Task goal: Write out the data below in full, unchanged, minus the images.

Recorded information:
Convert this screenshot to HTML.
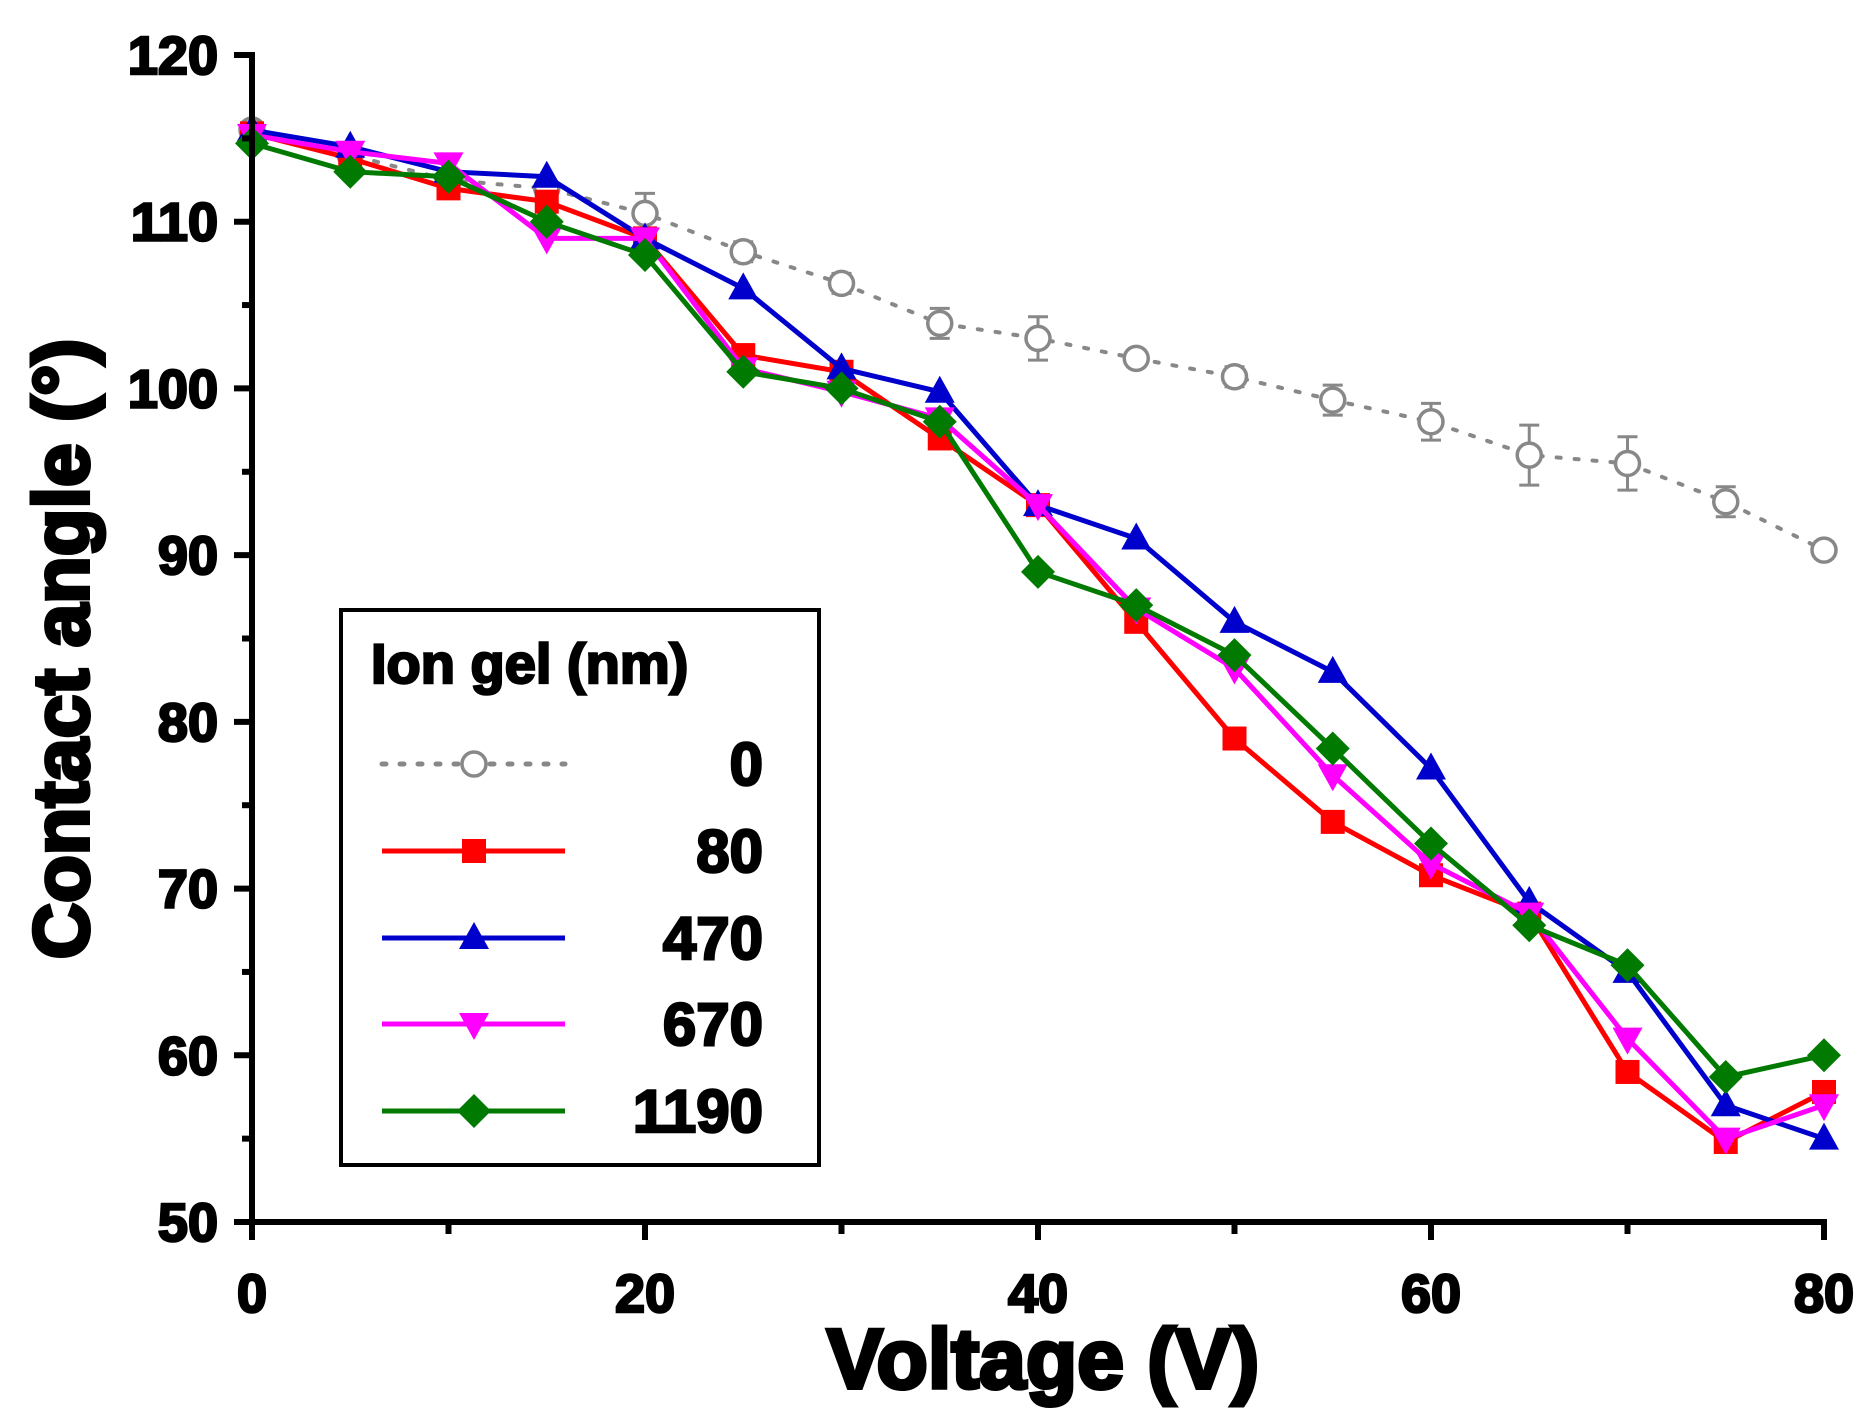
<!DOCTYPE html>
<html><head><meta charset="utf-8"><style>body{margin:0;background:#fff}svg{display:block}</style></head>
<body>
<svg id="s" width="1874" height="1425" xmlns="http://www.w3.org/2000/svg" font-family="Liberation Sans, Arial, sans-serif" font-weight="bold"></svg>
<script>
const s=document.getElementById('s');
const X=v=>252+v*(1824-252)/80, Y=v=>1222-(v-50)*(1222-55)/70;
let h='';
const xs=[0,5,10,15,20,25,30,35,40,45,50,55,60,65,70,75,80];
const series=[
 {c:'#888',d:[115.5,114,112.5,112,110.5,108.2,106.3,103.9,103,101.8,100.7,99.3,98,96,95.5,93.2,90.3],m:'o',dash:true},
 {c:'#f00',d:[115.3,113.8,112,111.2,109,102,101,97,93,86,79,74,70.8,68.5,59,54.8,57.8],m:'s'},
 {c:'#00c',d:[115.5,114.5,113,112.7,109,106,101.2,99.8,93,91,86,83,77.2,69.2,65,57,55],m:'t'},
 {c:'#f0f',d:[115.2,114.2,113.5,109,109,101.2,99.8,98.2,93,86.8,83.2,76.8,71.5,68.5,61,55,57],m:'v'},
 {c:'#007a00',d:[114.7,113,112.7,110,108,101,100,98,89,87,84,78.4,72.7,67.8,65.4,58.7,60],m:'d'}
];
function mk(m,x,y,c){
 if(m=='o')return `<circle cx="${x}" cy="${y}" r="12" fill="#fff" stroke="${c}" stroke-width="3.5"/>`;
 if(m=='s')return `<rect x="${x-12}" y="${y-12}" width="24" height="24" fill="${c}"/>`;
 if(m=='t')return `<polygon points="${x},${y-16} ${x-15},${y+11} ${x+15},${y+11}" fill="${c}"/>`;
 if(m=='v')return `<polygon points="${x},${y+16} ${x-15},${y-11} ${x+15},${y-11}" fill="${c}"/>`;
 if(m=='d')return `<polygon points="${x},${y-17} ${x+17},${y} ${x},${y+17} ${x-17},${y}" fill="${c}"/>`;
}
const err=[0.5,0.5,0.5,0.5,1.2,0.6,0.6,0.9,1.3,0.5,0.6,0.9,1.1,1.8,1.6,0.9,0.5];
series.forEach(S=>{
 const pts=xs.map((v,j)=>X(v)+','+Y(S.d[j])).join(' ');
 h+=`<polyline points="${pts}" fill="none" stroke="${S.c}" stroke-width="${S.dash?4:5}" ${S.dash?'stroke-dasharray="4 14" stroke-linecap="round"':''}/>`;
 if(S.dash)xs.forEach((v,j)=>{const x=X(v),y1=Y(S.d[j]+err[j]),y2=Y(S.d[j]-err[j]);h+=`<path d="M${x},${y1}V${y2}M${x-10},${y1}H${x+10}M${x-10},${y2}H${x+10}" stroke="#888" stroke-width="3"/>`;});
 xs.forEach((v,j)=>h+=mk(S.m,X(v),Y(S.d[j]),S.c));
});
h+=`<path d="M252,52V1222H1824V1238" fill="none" stroke="#000" stroke-width="6"/>`;
const T='stroke="#000" stroke-width="2.5"';
for(let v=50;v<=120;v+=5){const y=Y(v);h+=`<line x1="${v%10?242:234}" x2="252" y1="${y}" y2="${y}" stroke="#000" stroke-width="6"/>`;
 if(v%10==0)h+=`<text x="218" y="${y+19}" font-size="54" text-anchor="end" ${T}>${v}</text>`;}
for(let v=0;v<=80;v+=10){const x=X(v);h+=`<line x1="${x}" x2="${x}" y1="1222" y2="${v%20?1234:1240}" stroke="#000" stroke-width="6"/>`;
 if(v%20==0)h+=`<text x="${x}" y="1312" font-size="54" text-anchor="middle" ${T}>${v}</text>`;}
h+=`<text x="1043" y="1388" font-size="84" text-anchor="middle" stroke="#000" stroke-width="4">Voltage (V)</text>`;
h+=`<text transform="translate(88,649) rotate(-90)" font-size="78" text-anchor="middle" stroke="#000" stroke-width="4">Contact angle (°)</text>`;
h+=`<rect x="341" y="610" width="478" height="555" fill="#fff" stroke="#000" stroke-width="4"/>`;
h+=`<text x="371" y="683" font-size="56" ${T}>Ion gel (nm)</text>`;
const ly=[764,851,938,1024,1111],lab=['0','80','470','670','1190'];
series.forEach((S,i)=>{const y=ly[i];
 h+=`<line x1="382" x2="565" y1="${y}" y2="${y}" stroke="${S.c}" stroke-width="5" ${S.dash?'stroke-dasharray="4 14" stroke-linecap="round"':''}/>`;
 h+=mk(S.m,474,y,S.c);
 h+=`<text x="763" y="${y+21}" font-size="60" text-anchor="end" ${T}>${lab[i]}</text>`;});
s.innerHTML=h;
</script>
</body></html>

Final result:
Convert this screenshot to HTML.
<!DOCTYPE html>
<html><head><meta charset="utf-8"><style>body{margin:0;background:#fff}svg{display:block}</style></head>
<body>
<svg id="s" width="1874" height="1425" xmlns="http://www.w3.org/2000/svg" font-family="Liberation Sans, Arial, sans-serif" font-weight="bold"></svg>
<script>
const s=document.getElementById('s');
const X=v=>252+v*(1824-252)/80, Y=v=>1222-(v-50)*(1222-55)/70;
let h='';
const xs=[0,5,10,15,20,25,30,35,40,45,50,55,60,65,70,75,80];
const series=[
 {c:'#888',d:[115.5,114,112.5,112,110.5,108.2,106.3,103.9,103,101.8,100.7,99.3,98,96,95.5,93.2,90.3],m:'o',dash:true},
 {c:'#f00',d:[115.3,113.8,112,111.2,109,102,101,97,93,86,79,74,70.8,68.5,59,54.8,57.8],m:'s'},
 {c:'#00c',d:[115.5,114.5,113,112.7,109,106,101.2,99.8,93,91,86,83,77.2,69.2,65,57,55],m:'t'},
 {c:'#f0f',d:[115.2,114.2,113.5,109,109,101.2,99.8,98.2,93,86.8,83.2,76.8,71.5,68.5,61,55,57],m:'v'},
 {c:'#007a00',d:[114.7,113,112.7,110,108,101,100,98,89,87,84,78.4,72.7,67.8,65.4,58.7,60],m:'d'}
];
function mk(m,x,y,c){
 if(m=='o')return `<circle cx="${x}" cy="${y}" r="12" fill="#fff" stroke="${c}" stroke-width="3.5"/>`;
 if(m=='s')return `<rect x="${x-12}" y="${y-12}" width="24" height="24" fill="${c}"/>`;
 if(m=='t')return `<polygon points="${x},${y-16} ${x-15},${y+11} ${x+15},${y+11}" fill="${c}"/>`;
 if(m=='v')return `<polygon points="${x},${y+16} ${x-15},${y-11} ${x+15},${y-11}" fill="${c}"/>`;
 if(m=='d')return `<polygon points="${x},${y-17} ${x+17},${y} ${x},${y+17} ${x-17},${y}" fill="${c}"/>`;
}
const err=[0.5,0.5,0.5,0.5,1.2,0.6,0.6,0.9,1.3,0.5,0.6,0.9,1.1,1.8,1.6,0.9,0.5];
series.forEach(S=>{
 const pts=xs.map((v,j)=>X(v)+','+Y(S.d[j])).join(' ');
 h+=`<polyline points="${pts}" fill="none" stroke="${S.c}" stroke-width="${S.dash?4:5}" ${S.dash?'stroke-dasharray="4 14" stroke-linecap="round"':''}/>`;
 if(S.dash)xs.forEach((v,j)=>{const x=X(v),y1=Y(S.d[j]+err[j]),y2=Y(S.d[j]-err[j]);h+=`<path d="M${x},${y1}V${y2}M${x-10},${y1}H${x+10}M${x-10},${y2}H${x+10}" stroke="#888" stroke-width="3"/>`;});
 xs.forEach((v,j)=>h+=mk(S.m,X(v),Y(S.d[j]),S.c));
});
h+=`<path d="M252,52V1222H1824V1238" fill="none" stroke="#000" stroke-width="6"/>`;
const T='stroke="#000" stroke-width="2.5"';
for(let v=50;v<=120;v+=5){const y=Y(v);h+=`<line x1="${v%10?242:234}" x2="252" y1="${y}" y2="${y}" stroke="#000" stroke-width="6"/>`;
 if(v%10==0)h+=`<text x="218" y="${y+19}" font-size="54" text-anchor="end" ${T}>${v}</text>`;}
for(let v=0;v<=80;v+=10){const x=X(v);h+=`<line x1="${x}" x2="${x}" y1="1222" y2="${v%20?1234:1240}" stroke="#000" stroke-width="6"/>`;
 if(v%20==0)h+=`<text x="${x}" y="1312" font-size="54" text-anchor="middle" ${T}>${v}</text>`;}
h+=`<text x="1043" y="1388" font-size="84" text-anchor="middle" stroke="#000" stroke-width="4">Voltage (V)</text>`;
h+=`<text transform="translate(88,649) rotate(-90)" font-size="78" text-anchor="middle" stroke="#000" stroke-width="4">Contact angle (°)</text>`;
h+=`<rect x="341" y="610" width="478" height="555" fill="#fff" stroke="#000" stroke-width="4"/>`;
h+=`<text x="371" y="683" font-size="56" ${T}>Ion gel (nm)</text>`;
const ly=[764,851,938,1024,1111],lab=['0','80','470','670','1190'];
series.forEach((S,i)=>{const y=ly[i];
 h+=`<line x1="382" x2="565" y1="${y}" y2="${y}" stroke="${S.c}" stroke-width="5" ${S.dash?'stroke-dasharray="4 14" stroke-linecap="round"':''}/>`;
 h+=mk(S.m,474,y,S.c);
 h+=`<text x="763" y="${y+21}" font-size="60" text-anchor="end" ${T}>${lab[i]}</text>`;});
s.innerHTML=h;
</script>
</body></html>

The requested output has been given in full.